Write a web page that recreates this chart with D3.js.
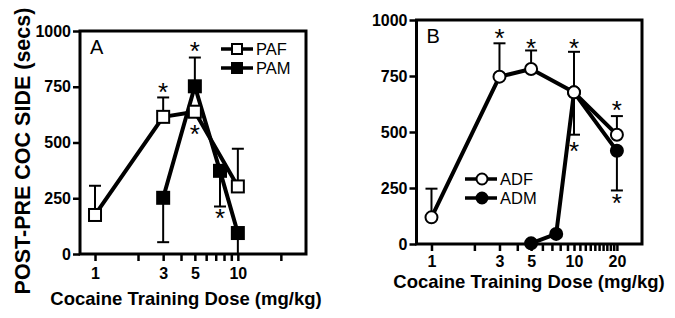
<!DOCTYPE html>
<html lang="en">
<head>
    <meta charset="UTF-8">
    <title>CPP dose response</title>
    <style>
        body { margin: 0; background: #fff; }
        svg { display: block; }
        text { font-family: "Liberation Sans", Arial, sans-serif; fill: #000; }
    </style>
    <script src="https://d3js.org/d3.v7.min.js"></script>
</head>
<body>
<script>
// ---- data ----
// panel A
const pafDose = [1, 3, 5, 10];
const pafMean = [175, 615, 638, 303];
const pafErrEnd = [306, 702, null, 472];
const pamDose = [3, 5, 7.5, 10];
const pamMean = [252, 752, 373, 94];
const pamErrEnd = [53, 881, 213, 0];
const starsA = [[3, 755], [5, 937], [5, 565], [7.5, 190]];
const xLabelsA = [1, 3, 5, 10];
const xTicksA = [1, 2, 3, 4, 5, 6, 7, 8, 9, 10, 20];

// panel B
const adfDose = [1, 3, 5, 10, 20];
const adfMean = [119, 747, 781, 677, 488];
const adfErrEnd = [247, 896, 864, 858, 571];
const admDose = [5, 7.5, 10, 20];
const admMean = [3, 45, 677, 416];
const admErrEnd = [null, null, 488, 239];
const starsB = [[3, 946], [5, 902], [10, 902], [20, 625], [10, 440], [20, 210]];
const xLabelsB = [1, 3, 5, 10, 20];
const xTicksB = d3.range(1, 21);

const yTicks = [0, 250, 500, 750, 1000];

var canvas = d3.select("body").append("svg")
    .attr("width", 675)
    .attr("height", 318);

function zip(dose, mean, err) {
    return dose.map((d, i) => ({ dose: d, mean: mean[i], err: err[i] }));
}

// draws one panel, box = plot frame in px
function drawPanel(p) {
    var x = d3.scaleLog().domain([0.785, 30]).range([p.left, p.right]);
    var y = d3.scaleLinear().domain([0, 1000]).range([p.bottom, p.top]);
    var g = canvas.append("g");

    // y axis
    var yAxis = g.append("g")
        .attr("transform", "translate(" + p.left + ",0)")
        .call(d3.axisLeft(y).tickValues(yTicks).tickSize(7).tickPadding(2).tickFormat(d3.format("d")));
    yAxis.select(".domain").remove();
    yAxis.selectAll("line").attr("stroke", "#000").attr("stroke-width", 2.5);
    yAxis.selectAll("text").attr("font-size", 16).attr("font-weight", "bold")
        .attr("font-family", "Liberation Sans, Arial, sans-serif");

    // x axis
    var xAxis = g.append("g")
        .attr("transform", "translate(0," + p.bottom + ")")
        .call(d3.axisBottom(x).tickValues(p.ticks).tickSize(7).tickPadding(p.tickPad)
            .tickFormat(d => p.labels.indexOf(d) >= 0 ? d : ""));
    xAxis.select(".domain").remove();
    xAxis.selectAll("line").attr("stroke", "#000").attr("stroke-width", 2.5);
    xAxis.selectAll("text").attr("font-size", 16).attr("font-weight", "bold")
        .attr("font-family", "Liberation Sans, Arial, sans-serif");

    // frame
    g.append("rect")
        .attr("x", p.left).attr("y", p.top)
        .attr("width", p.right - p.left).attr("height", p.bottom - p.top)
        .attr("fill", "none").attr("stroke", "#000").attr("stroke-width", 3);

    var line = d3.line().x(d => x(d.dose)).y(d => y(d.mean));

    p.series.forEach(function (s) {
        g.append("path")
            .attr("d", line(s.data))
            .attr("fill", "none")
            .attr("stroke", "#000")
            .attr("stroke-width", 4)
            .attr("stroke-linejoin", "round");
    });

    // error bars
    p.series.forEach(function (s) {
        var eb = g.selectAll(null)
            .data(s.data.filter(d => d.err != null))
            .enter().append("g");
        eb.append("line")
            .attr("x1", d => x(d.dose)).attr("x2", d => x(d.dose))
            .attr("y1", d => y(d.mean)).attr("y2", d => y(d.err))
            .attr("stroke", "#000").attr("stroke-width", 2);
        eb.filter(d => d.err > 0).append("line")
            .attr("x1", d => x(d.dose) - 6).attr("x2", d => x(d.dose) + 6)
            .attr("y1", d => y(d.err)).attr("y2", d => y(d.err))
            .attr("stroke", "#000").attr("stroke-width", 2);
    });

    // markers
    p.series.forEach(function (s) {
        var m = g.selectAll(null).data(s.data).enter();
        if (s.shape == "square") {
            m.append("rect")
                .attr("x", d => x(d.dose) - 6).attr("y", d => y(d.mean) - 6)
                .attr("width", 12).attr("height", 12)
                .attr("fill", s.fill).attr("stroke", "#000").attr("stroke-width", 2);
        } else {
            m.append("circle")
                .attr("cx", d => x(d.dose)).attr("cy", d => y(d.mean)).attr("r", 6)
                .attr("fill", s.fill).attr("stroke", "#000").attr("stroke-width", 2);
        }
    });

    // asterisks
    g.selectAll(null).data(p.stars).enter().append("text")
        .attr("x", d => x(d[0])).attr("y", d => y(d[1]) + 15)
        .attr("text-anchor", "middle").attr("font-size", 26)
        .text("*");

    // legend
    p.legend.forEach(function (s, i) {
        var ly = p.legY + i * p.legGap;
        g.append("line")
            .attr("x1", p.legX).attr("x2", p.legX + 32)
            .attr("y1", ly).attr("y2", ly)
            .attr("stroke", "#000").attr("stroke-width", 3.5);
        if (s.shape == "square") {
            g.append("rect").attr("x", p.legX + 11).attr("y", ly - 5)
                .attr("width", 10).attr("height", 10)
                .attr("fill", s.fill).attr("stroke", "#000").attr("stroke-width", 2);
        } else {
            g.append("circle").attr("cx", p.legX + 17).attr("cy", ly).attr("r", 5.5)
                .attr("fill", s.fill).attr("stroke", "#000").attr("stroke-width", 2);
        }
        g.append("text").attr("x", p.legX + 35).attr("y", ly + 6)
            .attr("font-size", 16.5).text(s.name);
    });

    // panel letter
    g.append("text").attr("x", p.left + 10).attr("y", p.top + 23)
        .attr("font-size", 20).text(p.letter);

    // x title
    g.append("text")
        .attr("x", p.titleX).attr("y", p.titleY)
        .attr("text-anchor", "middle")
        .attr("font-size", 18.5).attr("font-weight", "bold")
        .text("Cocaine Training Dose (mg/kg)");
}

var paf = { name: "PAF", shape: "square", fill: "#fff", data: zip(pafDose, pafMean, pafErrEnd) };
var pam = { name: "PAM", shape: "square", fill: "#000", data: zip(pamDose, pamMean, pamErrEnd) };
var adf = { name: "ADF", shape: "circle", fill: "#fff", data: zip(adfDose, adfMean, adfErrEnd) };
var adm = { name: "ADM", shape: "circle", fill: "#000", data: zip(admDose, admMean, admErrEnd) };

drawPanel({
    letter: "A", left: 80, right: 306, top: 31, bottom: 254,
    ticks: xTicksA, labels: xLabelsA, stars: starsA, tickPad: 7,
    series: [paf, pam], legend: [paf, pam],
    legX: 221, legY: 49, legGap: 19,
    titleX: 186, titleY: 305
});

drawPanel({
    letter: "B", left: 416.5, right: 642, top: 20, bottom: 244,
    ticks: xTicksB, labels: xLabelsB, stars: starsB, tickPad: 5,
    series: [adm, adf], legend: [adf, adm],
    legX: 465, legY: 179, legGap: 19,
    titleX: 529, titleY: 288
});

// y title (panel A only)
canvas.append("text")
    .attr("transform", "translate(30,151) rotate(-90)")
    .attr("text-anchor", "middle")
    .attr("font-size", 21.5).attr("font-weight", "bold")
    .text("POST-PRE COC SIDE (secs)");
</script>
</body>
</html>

····················

## AIM OF THE TASK
Repeat the data exactly, excluding the pictures.

## FINAL ANSWER
Write a web page that recreates this chart with D3.js.
<!DOCTYPE html>
<html lang="en">
<head>
    <meta charset="UTF-8">
    <title>CPP dose response</title>
    <style>
        body { margin: 0; background: #fff; }
        svg { display: block; }
        text { font-family: "Liberation Sans", Arial, sans-serif; fill: #000; }
    </style>
    <script src="https://d3js.org/d3.v7.min.js"></script>
</head>
<body>
<script>
// ---- data ----
// panel A
const pafDose = [1, 3, 5, 10];
const pafMean = [175, 615, 638, 303];
const pafErrEnd = [306, 702, null, 472];
const pamDose = [3, 5, 7.5, 10];
const pamMean = [252, 752, 373, 94];
const pamErrEnd = [53, 881, 213, 0];
const starsA = [[3, 755], [5, 937], [5, 565], [7.5, 190]];
const xLabelsA = [1, 3, 5, 10];
const xTicksA = [1, 2, 3, 4, 5, 6, 7, 8, 9, 10, 20];

// panel B
const adfDose = [1, 3, 5, 10, 20];
const adfMean = [119, 747, 781, 677, 488];
const adfErrEnd = [247, 896, 864, 858, 571];
const admDose = [5, 7.5, 10, 20];
const admMean = [3, 45, 677, 416];
const admErrEnd = [null, null, 488, 239];
const starsB = [[3, 946], [5, 902], [10, 902], [20, 625], [10, 440], [20, 210]];
const xLabelsB = [1, 3, 5, 10, 20];
const xTicksB = d3.range(1, 21);

const yTicks = [0, 250, 500, 750, 1000];

var canvas = d3.select("body").append("svg")
    .attr("width", 675)
    .attr("height", 318);

function zip(dose, mean, err) {
    return dose.map((d, i) => ({ dose: d, mean: mean[i], err: err[i] }));
}

// draws one panel, box = plot frame in px
function drawPanel(p) {
    var x = d3.scaleLog().domain([0.785, 30]).range([p.left, p.right]);
    var y = d3.scaleLinear().domain([0, 1000]).range([p.bottom, p.top]);
    var g = canvas.append("g");

    // y axis
    var yAxis = g.append("g")
        .attr("transform", "translate(" + p.left + ",0)")
        .call(d3.axisLeft(y).tickValues(yTicks).tickSize(7).tickPadding(2).tickFormat(d3.format("d")));
    yAxis.select(".domain").remove();
    yAxis.selectAll("line").attr("stroke", "#000").attr("stroke-width", 2.5);
    yAxis.selectAll("text").attr("font-size", 16).attr("font-weight", "bold")
        .attr("font-family", "Liberation Sans, Arial, sans-serif");

    // x axis
    var xAxis = g.append("g")
        .attr("transform", "translate(0," + p.bottom + ")")
        .call(d3.axisBottom(x).tickValues(p.ticks).tickSize(7).tickPadding(p.tickPad)
            .tickFormat(d => p.labels.indexOf(d) >= 0 ? d : ""));
    xAxis.select(".domain").remove();
    xAxis.selectAll("line").attr("stroke", "#000").attr("stroke-width", 2.5);
    xAxis.selectAll("text").attr("font-size", 16).attr("font-weight", "bold")
        .attr("font-family", "Liberation Sans, Arial, sans-serif");

    // frame
    g.append("rect")
        .attr("x", p.left).attr("y", p.top)
        .attr("width", p.right - p.left).attr("height", p.bottom - p.top)
        .attr("fill", "none").attr("stroke", "#000").attr("stroke-width", 3);

    var line = d3.line().x(d => x(d.dose)).y(d => y(d.mean));

    p.series.forEach(function (s) {
        g.append("path")
            .attr("d", line(s.data))
            .attr("fill", "none")
            .attr("stroke", "#000")
            .attr("stroke-width", 4)
            .attr("stroke-linejoin", "round");
    });

    // error bars
    p.series.forEach(function (s) {
        var eb = g.selectAll(null)
            .data(s.data.filter(d => d.err != null))
            .enter().append("g");
        eb.append("line")
            .attr("x1", d => x(d.dose)).attr("x2", d => x(d.dose))
            .attr("y1", d => y(d.mean)).attr("y2", d => y(d.err))
            .attr("stroke", "#000").attr("stroke-width", 2);
        eb.filter(d => d.err > 0).append("line")
            .attr("x1", d => x(d.dose) - 6).attr("x2", d => x(d.dose) + 6)
            .attr("y1", d => y(d.err)).attr("y2", d => y(d.err))
            .attr("stroke", "#000").attr("stroke-width", 2);
    });

    // markers
    p.series.forEach(function (s) {
        var m = g.selectAll(null).data(s.data).enter();
        if (s.shape == "square") {
            m.append("rect")
                .attr("x", d => x(d.dose) - 6).attr("y", d => y(d.mean) - 6)
                .attr("width", 12).attr("height", 12)
                .attr("fill", s.fill).attr("stroke", "#000").attr("stroke-width", 2);
        } else {
            m.append("circle")
                .attr("cx", d => x(d.dose)).attr("cy", d => y(d.mean)).attr("r", 6)
                .attr("fill", s.fill).attr("stroke", "#000").attr("stroke-width", 2);
        }
    });

    // asterisks
    g.selectAll(null).data(p.stars).enter().append("text")
        .attr("x", d => x(d[0])).attr("y", d => y(d[1]) + 15)
        .attr("text-anchor", "middle").attr("font-size", 26)
        .text("*");

    // legend
    p.legend.forEach(function (s, i) {
        var ly = p.legY + i * p.legGap;
        g.append("line")
            .attr("x1", p.legX).attr("x2", p.legX + 32)
            .attr("y1", ly).attr("y2", ly)
            .attr("stroke", "#000").attr("stroke-width", 3.5);
        if (s.shape == "square") {
            g.append("rect").attr("x", p.legX + 11).attr("y", ly - 5)
                .attr("width", 10).attr("height", 10)
                .attr("fill", s.fill).attr("stroke", "#000").attr("stroke-width", 2);
        } else {
            g.append("circle").attr("cx", p.legX + 17).attr("cy", ly).attr("r", 5.5)
                .attr("fill", s.fill).attr("stroke", "#000").attr("stroke-width", 2);
        }
        g.append("text").attr("x", p.legX + 35).attr("y", ly + 6)
            .attr("font-size", 16.5).text(s.name);
    });

    // panel letter
    g.append("text").attr("x", p.left + 10).attr("y", p.top + 23)
        .attr("font-size", 20).text(p.letter);

    // x title
    g.append("text")
        .attr("x", p.titleX).attr("y", p.titleY)
        .attr("text-anchor", "middle")
        .attr("font-size", 18.5).attr("font-weight", "bold")
        .text("Cocaine Training Dose (mg/kg)");
}

var paf = { name: "PAF", shape: "square", fill: "#fff", data: zip(pafDose, pafMean, pafErrEnd) };
var pam = { name: "PAM", shape: "square", fill: "#000", data: zip(pamDose, pamMean, pamErrEnd) };
var adf = { name: "ADF", shape: "circle", fill: "#fff", data: zip(adfDose, adfMean, adfErrEnd) };
var adm = { name: "ADM", shape: "circle", fill: "#000", data: zip(admDose, admMean, admErrEnd) };

drawPanel({
    letter: "A", left: 80, right: 306, top: 31, bottom: 254,
    ticks: xTicksA, labels: xLabelsA, stars: starsA, tickPad: 7,
    series: [paf, pam], legend: [paf, pam],
    legX: 221, legY: 49, legGap: 19,
    titleX: 186, titleY: 305
});

drawPanel({
    letter: "B", left: 416.5, right: 642, top: 20, bottom: 244,
    ticks: xTicksB, labels: xLabelsB, stars: starsB, tickPad: 5,
    series: [adm, adf], legend: [adf, adm],
    legX: 465, legY: 179, legGap: 19,
    titleX: 529, titleY: 288
});

// y title (panel A only)
canvas.append("text")
    .attr("transform", "translate(30,151) rotate(-90)")
    .attr("text-anchor", "middle")
    .attr("font-size", 21.5).attr("font-weight", "bold")
    .text("POST-PRE COC SIDE (secs)");
</script>
</body>
</html>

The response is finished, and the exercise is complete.